BRIEF » From the first line of the data below through the line bearing "import numpy as np", reproduce each line exactly; do not include pictures.
━━━━━━━━
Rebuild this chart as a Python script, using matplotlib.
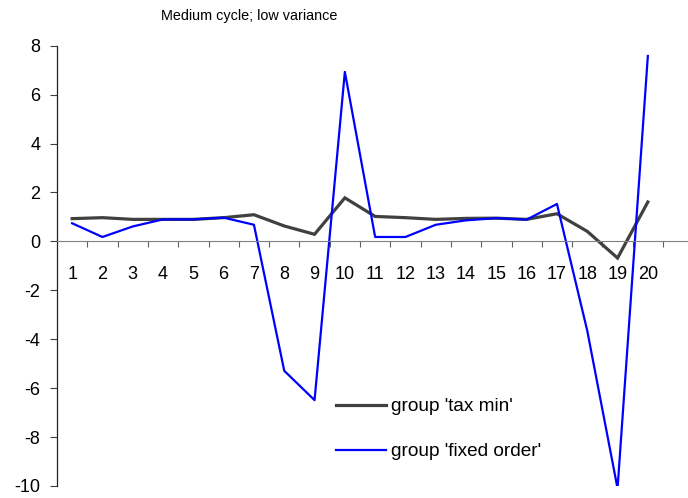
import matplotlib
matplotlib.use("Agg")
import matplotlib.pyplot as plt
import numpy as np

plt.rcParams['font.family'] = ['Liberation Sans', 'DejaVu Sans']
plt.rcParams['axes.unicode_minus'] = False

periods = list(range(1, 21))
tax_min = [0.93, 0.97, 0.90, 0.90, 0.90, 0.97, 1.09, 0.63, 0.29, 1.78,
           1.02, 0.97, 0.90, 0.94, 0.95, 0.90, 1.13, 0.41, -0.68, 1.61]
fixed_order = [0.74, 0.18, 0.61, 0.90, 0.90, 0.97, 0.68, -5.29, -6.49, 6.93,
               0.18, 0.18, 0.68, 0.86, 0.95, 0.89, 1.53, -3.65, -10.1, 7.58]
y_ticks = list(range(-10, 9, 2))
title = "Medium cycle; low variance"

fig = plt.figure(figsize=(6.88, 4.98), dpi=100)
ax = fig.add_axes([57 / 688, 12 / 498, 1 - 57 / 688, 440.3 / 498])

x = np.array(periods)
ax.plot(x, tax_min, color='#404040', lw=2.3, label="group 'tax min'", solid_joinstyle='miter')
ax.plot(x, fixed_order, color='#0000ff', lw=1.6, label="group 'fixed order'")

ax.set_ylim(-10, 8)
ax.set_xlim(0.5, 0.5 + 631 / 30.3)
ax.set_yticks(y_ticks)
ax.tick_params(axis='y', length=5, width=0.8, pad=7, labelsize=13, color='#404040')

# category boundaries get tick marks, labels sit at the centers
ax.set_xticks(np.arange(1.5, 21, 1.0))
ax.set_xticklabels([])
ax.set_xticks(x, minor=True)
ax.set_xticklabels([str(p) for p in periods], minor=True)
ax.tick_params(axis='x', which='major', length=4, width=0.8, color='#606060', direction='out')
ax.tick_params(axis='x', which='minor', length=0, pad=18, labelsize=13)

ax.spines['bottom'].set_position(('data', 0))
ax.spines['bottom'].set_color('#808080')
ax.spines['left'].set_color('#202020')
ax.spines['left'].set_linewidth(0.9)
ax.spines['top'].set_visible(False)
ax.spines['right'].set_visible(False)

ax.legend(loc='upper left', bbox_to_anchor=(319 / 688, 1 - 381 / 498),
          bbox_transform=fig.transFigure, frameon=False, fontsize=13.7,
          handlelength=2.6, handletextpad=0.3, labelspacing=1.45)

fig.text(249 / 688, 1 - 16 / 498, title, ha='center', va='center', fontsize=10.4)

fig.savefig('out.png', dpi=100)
━━━━━━━━
EXERCISE SOLUTION »
Rebuild this chart as a Python script, using matplotlib.
import matplotlib
matplotlib.use("Agg")
import matplotlib.pyplot as plt
import numpy as np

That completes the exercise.